Renowned as one of Australia’s pre-eminent artists over the past several decades, John Olsen is an essentially abstract artist whose paintings nevertheless remain grounded in a response to his immediate environment.
As his oft quoted phrase ‘I am in the landscape and the landscape is in me’ affirms, the artist is keenly aware of the immersive, reciprocal and irrevocable interrelationship between his sense of self and his sense of place.
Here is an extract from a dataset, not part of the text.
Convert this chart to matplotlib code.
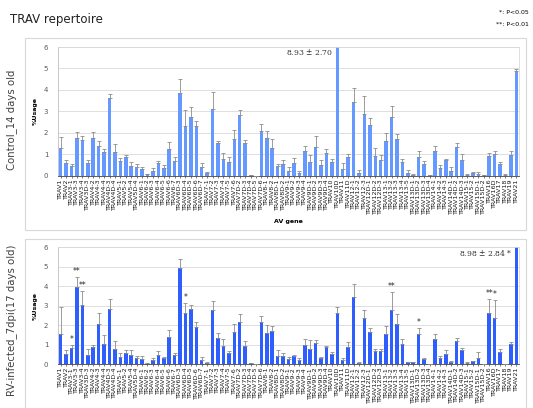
import numpy as np
import matplotlib
matplotlib.use("Agg")
import matplotlib.pyplot as plt
from matplotlib.patches import Rectangle

# TRAV gene segments (x axis)
genes = ["TRAV1", "TRAV2", "TRAV3-1", "TRAV3-3", "TRAV3-4", "TRAV3D-3",
         "TRAV4-2", "TRAV4-3", "TRAV4-4", "TRAV4D-3", "TRAV4D-4",
         "TRAV5-1", "TRAV5-2", "TRAV5-4", "TRAV5D-4",
         "TRAV6-1", "TRAV6-2", "TRAV6-3", "TRAV6-4", "TRAV6-5", "TRAV6-6", "TRAV6-7",
         "TRAV6D-3", "TRAV6D-4", "TRAV6D-5", "TRAV6D-6", "TRAV6D-7",
         "TRAV7-1", "TRAV7-2", "TRAV7-3", "TRAV7-4", "TRAV7-5", "TRAV7-6",
         "TRAV7D-2", "TRAV7D-3", "TRAV7D-4", "TRAV7D-5", "TRAV7D-6",
         "TRAV8-1", "TRAV8-2", "TRAV8D-1", "TRAV8D-2",
         "TRAV9-1", "TRAV9-2", "TRAV9-3", "TRAV9-4", "TRAV9D-1", "TRAV9D-2", "TRAV9D-3", "TRAV9D-4",
         "TRAV10", "TRAV10D", "TRAV11", "TRAV11D",
         "TRAV12-1", "TRAV12-2", "TRAV12-3", "TRAV12D-1", "TRAV12D-2", "TRAV12D-3",
         "TRAV13-1", "TRAV13-2", "TRAV13-3", "TRAV13-4", "TRAV13-5",
         "TRAV13D-1", "TRAV13D-2", "TRAV13D-3", "TRAV13D-4",
         "TRAV14-1", "TRAV14-2", "TRAV14-3", "TRAV14D-1", "TRAV14D-2", "TRAV14D-3",
         "TRAV15-1", "TRAV15-2", "TRAV15D-1", "TRAV15D-2",
         "TRAV16", "TRAV16D", "TRAV17", "TRAV18", "TRAV19", "TRAV21"]

# Control, 14 days old: mean %usage and SD
ctrl_mean = [1.31, 0.61, 0.47, 1.74, 1.66, 0.61, 1.77, 1.37, 1.09, 3.64,
             1.10, 0.70, 0.86, 0.45, 0.40, 0.30, 0.08, 0.22, 0.60, 0.37,
             1.26, 0.67, 3.86, 2.30, 2.75, 2.32, 0.39, 0.12, 3.09, 1.54,
             0.79, 0.65, 1.71, 2.83, 1.54, 0.02, 0.00, 2.10, 1.77, 1.31,
             0.45, 0.53, 0.22, 0.58, 0.14, 1.15, 0.65, 1.34, 0.51, 1.06,
             0.64, 8.93, 0.31, 0.87, 3.42, 0.12, 2.86, 2.36, 0.93, 0.71,
             1.63, 2.74, 1.70, 0.62, 0.14, 0.05, 0.87, 0.54, 0.03, 1.17,
             0.37, 0.71, 0.22, 1.32, 0.73, 0.05, 0.12, 0.09, 0.03, 0.93,
             1.00, 0.53, 0.05, 0.98, 4.88]
ctrl_sd = [0.49, 0.11, 0.08, 0.28, 0.19, 0.12, 0.27, 0.23, 0.14, 0.16,
           0.40, 0.12, 0.09, 0.18, 0.13, 0.10, 0.02, 0.13, 0.08, 0.11,
           0.31, 0.19, 0.64, 0.75, 0.45, 0.21, 0.20, 0.03, 0.80, 0.08,
           0.25, 0.21, 0.41, 0.22, 0.11, 0.01, 0.00, 0.30, 0.30, 0.39,
           0.09, 0.19, 0.17, 0.24, 0.07, 0.22, 0.30, 0.51, 0.24, 0.18,
           0.12, 2.70, 0.28, 0.14, 0.65, 0.13, 0.84, 0.32, 0.35, 0.24,
           0.34, 0.53, 0.24, 0.14, 0.11, 0.03, 0.30, 0.13, 0.02, 0.21,
           0.14, 0.05, 0.17, 0.22, 0.28, 0.05, 0.07, 0.07, 0.01, 0.11,
           0.17, 0.12, 0.01, 0.17, 0.11]

# RV-infected, 7 dpi (17 days old)
rv_mean = [1.57, 0.51, 0.84, 3.98, 3.03, 0.48, 0.87, 2.05, 1.06, 2.84,
           0.79, 0.38, 0.56, 0.50, 0.32, 0.29, 0.05, 0.24, 0.46, 0.31,
           1.38, 0.46, 4.96, 2.63, 2.84, 1.91, 0.22, 0.09, 2.79, 1.35,
           0.96, 0.56, 1.64, 2.17, 0.94, 0.05, 0.00, 2.17, 1.59, 1.69,
           0.44, 0.44, 0.27, 0.41, 0.20, 0.97, 0.79, 1.08, 0.32, 0.87,
           0.55, 2.61, 0.20, 0.91, 3.46, 0.09, 2.39, 1.64, 0.66, 0.68,
           1.55, 2.76, 2.08, 1.06, 0.12, 0.12, 1.53, 0.26, 0.03, 1.28,
           0.34, 0.51, 0.14, 1.21, 0.72, 0.09, 0.15, 0.32, 0.03, 2.61,
           2.35, 0.65, 0.03, 1.02, 8.98]
rv_sd = [1.35, 0.21, 0.15, 0.52, 0.71, 0.31, 0.12, 0.60, 0.44, 0.49,
         0.39, 0.18, 0.16, 0.22, 0.09, 0.15, 0.01, 0.08, 0.21, 0.07,
         0.38, 0.14, 0.46, 0.50, 0.20, 0.28, 0.14, 0.02, 0.44, 0.27,
         0.36, 0.11, 0.43, 0.39, 0.24, 0.01, 0.00, 0.33, 0.44, 0.29,
         0.28, 0.16, 0.12, 0.09, 0.14, 0.31, 0.44, 0.19, 0.07, 0.09,
         0.08, 0.35, 0.14, 0.22, 0.66, 0.02, 0.40, 0.22, 0.14, 0.12,
         0.43, 0.95, 0.51, 0.22, 0.02, 0.02, 0.34, 0.08, 0.01, 0.29,
         0.10, 0.24, 0.02, 0.15, 0.10, 0.01, 0.03, 0.33, 0.01, 0.75,
         0.95, 0.12, 0.01, 0.12, 2.84]

# significance marks on the RV-infected panel (gene -> mark)
rv_marks = {"TRAV3-1": "*", "TRAV3-3": "**", "TRAV3-4": "**", "TRAV6D-4": "*",
            "TRAV13-2": "**", "TRAV13D-2": "*", "TRAV16": "**", "TRAV16D": "*"}

W, H = 533, 408
fig = plt.figure(figsize=(W / 100, H / 100), dpi=100)


def fx(px):
    return px / W


def fy(py):
    return 1 - py / H


# outer chart boxes
for top, bot in [(38, 230), (239, 420)]:
    fig.patches.append(Rectangle((fx(25), fy(bot)), fx(526) - fx(25), fy(top) - fy(bot),
                                 transform=fig.transFigure, fill=False,
                                 edgecolor="#d9d9d9", lw=0.8))

fig.text(fx(10), fy(20), "TRAV repertoire", fontsize=8.5, va="center", ha="left",
         color="#222222")
fig.text(fx(529), fy(12), "*: P<0.05", fontsize=4.5, ha="right", va="center")
fig.text(fx(529), fy(25), "**: P<0.01", fontsize=4.5, ha="right", va="center")

fig.text(fx(12), fy(120), "Control_14 days old", rotation=90, fontsize=7.3,
         ha="center", va="center", color="#404040")
fig.text(fx(12), fy(320), "RV-infected_7dpi(17 days old)", rotation=90, fontsize=7.3,
         ha="center", va="center", color="#404040")


def draw_panel(rect, mean, sd, color):
    ax = fig.add_axes(rect)
    x = np.arange(len(genes))
    ax.bar(x, mean, width=0.65, color=color, zorder=2)
    ax.errorbar(x, mean, yerr=[np.zeros(len(sd)), sd], fmt="none", ecolor="#8c8c8c",
                elinewidth=0.6, capsize=1.2, capthick=0.6, zorder=3)
    ax.set_xlim(-0.5, len(genes) - 0.5)
    ax.set_ylim(0, 6)
    ax.set_yticks(range(7))
    ax.yaxis.grid(True, color="#d9d9d9", lw=0.6, zorder=0)
    ax.set_axisbelow(True)
    ax.set_xticks(x)
    ax.set_xticklabels(genes, rotation=90, fontsize=4.6)
    ax.tick_params(axis="x", length=1.5, width=0.4, pad=1, colors="#1a1a1a")
    ax.tick_params(axis="y", length=0, labelsize=5, colors="#595959", pad=7)
    for side in ["top", "right"]:
        ax.spines[side].set_color("#d9d9d9")
        ax.spines[side].set_linewidth(0.6)
    ax.spines["left"].set_color("#bfbfbf")
    ax.spines["left"].set_linewidth(0.6)
    ax.spines["bottom"].set_color("#404040")
    ax.spines["bottom"].set_linewidth(0.6)
    ax.set_ylabel("%Usage", fontsize=4.5, fontweight="bold", labelpad=4)
    ax.set_xlabel("AV gene", fontsize=4.5, fontweight="bold", labelpad=3)
    return ax


ax1 = draw_panel([fx(58), fy(175.7), fx(519) - fx(58), fy(47) - fy(175.7)],
                 ctrl_mean, ctrl_sd, "#6699ff")
ax2 = draw_panel([fx(58), fy(364.3), fx(519) - fx(58), fy(247.3) - fy(364.3)],
                 rv_mean, rv_sd, "#2f5eff")

# off-scale bars get their value written next to them
i = int(np.argmax(ctrl_mean))
ax1.text(i - 0.8, 5.78, f"{ctrl_mean[i]:.2f} $\\pm$ {ctrl_sd[i]:.2f}", ha="right",
         va="center", fontsize=5.5, family="DejaVu Serif", color="#333333")
i = int(np.argmax(rv_mean))
ax2.text(i - 0.8, 5.72, f"{rv_mean[i]:.2f} $\\pm$ {rv_sd[i]:.2f} *", ha="right",
         va="center", fontsize=5.5, family="DejaVu Serif", color="#333333")

for g, mark in rv_marks.items():
    k = genes.index(g)
    ax2.text(k, rv_mean[k] + rv_sd[k] + 0.05, mark, ha="center", va="bottom",
             fontsize=5.5, color="#222222")

fig.savefig("out.png", dpi=100)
Having already lived in, travelled through and absorbed many different parts of the country, in July 1981, the artist and his partner Noela Hjorth moved to Clarendon in the Adelaide Hills. As Deborah Hart observes, this relocation resulted in a series of paintings that harked back to the vitalist impulses of his works of the early 1960s which expressed: ‘the landscape as a living, pulsing organism suggestive of animalistic shapes and biological forms; of landscape not as a static factor but as process, not only seen but felt’.[1] This description vividly captures the vitality and exuberance encountered in Clarendon bedtime story (1981) in which a broad view across a sweeping horizon line is populated with lively marks and lyrical gestures which animate the scene with movement and energy. The painting captures the twilight period in which the searching, tentacular rays of the sun make way for the rising crescent moon and all is suffused in the milky blue light of the crepuscular sky where nothing is quite as it seems. Although the division between earth and sky and the summary notations and daubs of paint which suggest trees, clouds and stars evoke the qualities of an actual vista, the fantastical, gravity defying figures and forms which seem to tumble and rush down the steep, diagonal sloping horizon/hillside, suggest we are in the realm of an imaginary landscape. As the title suggests, the picture is telling a story, one which includes familiar lines from nursery rhymes such as the ‘cow jumped over the moon’ and the ‘dish ran away with the spoon’, alongside incidental squiggles and blobs suggesting ambiguous creatures of sheer invention. In the paintings of Olsen, we encounter a world of relativity and flux in which fantasy and reality, night and day, the infinite and the intimate are joyously entangled together in a living tapestry.
Further Information
- Deborah Hart, John Olsen, [1991], Sydney: Craftsman House, 2000, p. 153.